In math, it's really important to know if a relationship between numbers is a function.

A function follows a clear rule: every input gives you exactly one output. Let’s break down how we can tell if something is a function and what some of the important terms mean.

What is a Relation?

First, let’s talk about what a relation is. A relation is just a set of pairs of numbers, like $(x, y)$. Here, $x$ is the input (we call this the domain), and $y$ is the output (we call this the range).

A relation can have many outputs for the same input. But for it to be a function, each input must have only one output.

The Vertical Line Test

One of the easiest ways to check if a relation is a function is with something called the Vertical Line Test.

This test says that if you can draw a vertical line through the graph and it crosses the graph at more than one spot, then it’s not a function. This makes sense because if a vertical line (which represents an input) hits the graph in multiple places, that means one input is giving you more than one output, which isn’t allowed for functions.

Example of the Vertical Line Test

Let’s look at the equation $y^2 = x$. If we draw vertical lines at different $x$ values, we can see that when $x = 1$, the line intersects the graph at two points: $(1, 1)$ and $(1, -1)$. So, this relation does NOT pass the Vertical Line Test and isn’t a function.

But for the linear equation $y = 2x + 3$, if we draw vertical lines at any $x$ value, we’ll only see one intersection point. This means this relation IS a function.

Using Sets to Define Functions

Besides graphs, we can also use sets of pairs to check if something is a function.

A relation can be shown as a set of ordered pairs, like $R = \{(x_1, y_1), (x_2, y_2), ... , (x_n, y_n)\}$. To see if it’s a function, we need to check two things:

1. Each input value ($x_i$) should only show up once.
2. No two pairs should have the same input but different outputs.

Example of Set Definitions

For example, look at the set of pairs $R = \{(1, 2), (1, 3), (2, 4)\}$. Here, the input $1$ has two different outputs ($2$ and $3$). So this one is NOT a function.

On the other hand, the set $R' = \{(1, 2), (2, 4), (3, 6)\}$ has each input matching with only one unique output, so this is a function.

Function Notation

Functions are often written in a special way called function notation, like $f(x)$.

Here, $f$ stands for the function, and $x$ is the input. The output can be written as $f(x) = y$. This notation helps us understand the function better.

For example, if we define $f(x) = x^2$, it means for any input $x$, we will get $x$ multiplied by itself. If we put in $x = 2$, then $f(2)$ would be $2^2 = 4$. Each input leads to one specific output.

Domain and Range

When we talk about functions, it’s important to understand a couple of key ideas: domain and range.

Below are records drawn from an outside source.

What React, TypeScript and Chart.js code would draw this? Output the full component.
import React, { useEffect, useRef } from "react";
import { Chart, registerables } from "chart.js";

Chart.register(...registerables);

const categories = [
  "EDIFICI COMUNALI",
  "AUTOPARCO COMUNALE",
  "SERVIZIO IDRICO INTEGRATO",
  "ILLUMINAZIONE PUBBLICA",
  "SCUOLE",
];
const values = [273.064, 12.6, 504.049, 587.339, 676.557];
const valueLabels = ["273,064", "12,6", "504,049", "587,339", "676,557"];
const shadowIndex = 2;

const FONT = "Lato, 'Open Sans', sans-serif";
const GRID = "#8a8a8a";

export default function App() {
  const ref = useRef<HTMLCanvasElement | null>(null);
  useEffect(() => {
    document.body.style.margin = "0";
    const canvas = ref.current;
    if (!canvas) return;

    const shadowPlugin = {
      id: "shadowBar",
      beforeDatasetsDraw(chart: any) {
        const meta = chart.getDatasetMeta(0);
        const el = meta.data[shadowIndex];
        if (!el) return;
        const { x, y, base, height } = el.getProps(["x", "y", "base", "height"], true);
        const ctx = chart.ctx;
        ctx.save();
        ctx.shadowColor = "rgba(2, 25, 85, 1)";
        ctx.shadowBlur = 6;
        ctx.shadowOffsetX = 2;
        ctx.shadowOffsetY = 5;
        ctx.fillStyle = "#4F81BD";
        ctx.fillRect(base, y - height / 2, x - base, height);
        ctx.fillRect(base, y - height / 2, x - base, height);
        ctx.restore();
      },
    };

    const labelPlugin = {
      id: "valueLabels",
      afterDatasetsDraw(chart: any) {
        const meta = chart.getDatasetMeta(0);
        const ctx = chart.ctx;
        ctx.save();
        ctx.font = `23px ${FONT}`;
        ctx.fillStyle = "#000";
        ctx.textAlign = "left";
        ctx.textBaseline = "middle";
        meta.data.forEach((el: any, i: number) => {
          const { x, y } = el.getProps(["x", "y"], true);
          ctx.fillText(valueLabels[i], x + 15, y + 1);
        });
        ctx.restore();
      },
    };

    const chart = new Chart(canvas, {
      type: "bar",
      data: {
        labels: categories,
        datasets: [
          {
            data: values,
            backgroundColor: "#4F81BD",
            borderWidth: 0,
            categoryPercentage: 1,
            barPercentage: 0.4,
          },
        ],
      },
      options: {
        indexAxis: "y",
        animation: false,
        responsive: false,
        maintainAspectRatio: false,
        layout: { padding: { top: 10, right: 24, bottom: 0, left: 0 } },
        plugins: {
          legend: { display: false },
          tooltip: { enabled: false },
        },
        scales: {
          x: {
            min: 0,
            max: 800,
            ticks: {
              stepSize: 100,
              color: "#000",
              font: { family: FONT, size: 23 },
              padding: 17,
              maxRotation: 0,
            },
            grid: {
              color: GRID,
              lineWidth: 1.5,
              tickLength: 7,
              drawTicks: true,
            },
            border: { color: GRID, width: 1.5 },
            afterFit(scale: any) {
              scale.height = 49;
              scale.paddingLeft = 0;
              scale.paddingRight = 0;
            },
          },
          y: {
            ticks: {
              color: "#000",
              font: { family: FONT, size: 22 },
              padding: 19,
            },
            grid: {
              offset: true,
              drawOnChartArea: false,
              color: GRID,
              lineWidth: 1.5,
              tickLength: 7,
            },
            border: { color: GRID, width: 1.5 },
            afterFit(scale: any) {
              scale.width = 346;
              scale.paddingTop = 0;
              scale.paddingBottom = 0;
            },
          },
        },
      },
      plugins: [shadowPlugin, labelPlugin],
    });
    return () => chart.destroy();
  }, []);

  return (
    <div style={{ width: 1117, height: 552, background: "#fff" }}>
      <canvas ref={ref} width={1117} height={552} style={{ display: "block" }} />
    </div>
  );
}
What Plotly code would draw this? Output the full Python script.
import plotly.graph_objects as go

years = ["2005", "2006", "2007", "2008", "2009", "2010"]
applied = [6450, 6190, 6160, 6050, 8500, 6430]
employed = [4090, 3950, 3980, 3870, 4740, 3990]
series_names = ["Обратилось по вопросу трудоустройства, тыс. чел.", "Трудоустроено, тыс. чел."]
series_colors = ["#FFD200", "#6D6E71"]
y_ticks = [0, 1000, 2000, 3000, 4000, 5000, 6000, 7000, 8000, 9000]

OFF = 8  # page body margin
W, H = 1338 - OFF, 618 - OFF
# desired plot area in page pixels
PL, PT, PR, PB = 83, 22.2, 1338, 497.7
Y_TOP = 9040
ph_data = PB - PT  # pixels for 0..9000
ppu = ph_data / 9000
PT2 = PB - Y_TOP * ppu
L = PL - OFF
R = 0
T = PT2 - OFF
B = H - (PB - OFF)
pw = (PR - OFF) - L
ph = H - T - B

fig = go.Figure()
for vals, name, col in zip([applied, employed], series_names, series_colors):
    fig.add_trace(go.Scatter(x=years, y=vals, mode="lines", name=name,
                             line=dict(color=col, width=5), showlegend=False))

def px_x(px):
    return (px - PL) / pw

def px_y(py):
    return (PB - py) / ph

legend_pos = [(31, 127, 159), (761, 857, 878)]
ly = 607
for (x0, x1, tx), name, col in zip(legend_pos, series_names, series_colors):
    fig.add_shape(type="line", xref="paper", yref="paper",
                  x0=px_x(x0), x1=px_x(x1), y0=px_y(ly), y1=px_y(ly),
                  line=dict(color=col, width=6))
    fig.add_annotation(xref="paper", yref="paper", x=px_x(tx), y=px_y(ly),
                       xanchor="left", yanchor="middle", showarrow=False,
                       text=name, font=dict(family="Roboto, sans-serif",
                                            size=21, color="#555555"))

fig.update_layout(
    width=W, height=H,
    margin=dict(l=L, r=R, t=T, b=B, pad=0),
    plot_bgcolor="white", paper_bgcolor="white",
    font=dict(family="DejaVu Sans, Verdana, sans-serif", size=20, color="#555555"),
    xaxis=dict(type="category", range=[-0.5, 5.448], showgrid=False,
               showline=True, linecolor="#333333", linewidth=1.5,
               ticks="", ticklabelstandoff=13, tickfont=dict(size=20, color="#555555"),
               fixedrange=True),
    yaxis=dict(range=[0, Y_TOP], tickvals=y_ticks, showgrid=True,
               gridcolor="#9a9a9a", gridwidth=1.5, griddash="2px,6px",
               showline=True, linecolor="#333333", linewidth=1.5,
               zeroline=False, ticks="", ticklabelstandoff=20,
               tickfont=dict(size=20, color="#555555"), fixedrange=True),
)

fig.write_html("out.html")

The domain is all the possible input values $x$, and the range is all the possible output values $y$.

When figuring out the function, sometimes there are limits on the inputs:

1. Radical functions may only accept non-negative numbers. For example, $f(x) = \sqrt{x}$ only takes input values that are zero or greater.
2. Rational functions can be undefined if the input causes division by zero. For example, $f(x) = \frac{1}{x-1}$ can’t use $x = 1$, as it would mean dividing by zero.

Key Points to Identify Functions

To sum it all up, here’s how to tell if a relation is a function:

1. Use the Vertical Line Test: If a vertical line crosses the graph more than once, it’s not a function.
2. Check Ordered Pair Sets: Make sure each unique input has only one output; if an input matches different outputs, it's not a function.
3. Review Function Notation: For every input $x$ in $f(x)$, check that there’s only one output.
4. Consider Domain and Range: Think about any limitations on the inputs and check if they lead to valid outputs.

By following these steps, you can figure out if a relation is a function or not. Functions are super important in math because they help with graphing, calculus, and many more complex areas in math.

Understanding the difference between functions and other relations is crucial. It's not just for algebra; it’s foundational for all of math and can help you in many real-life situations and problems. Learning these ideas will definitely boost your math skills!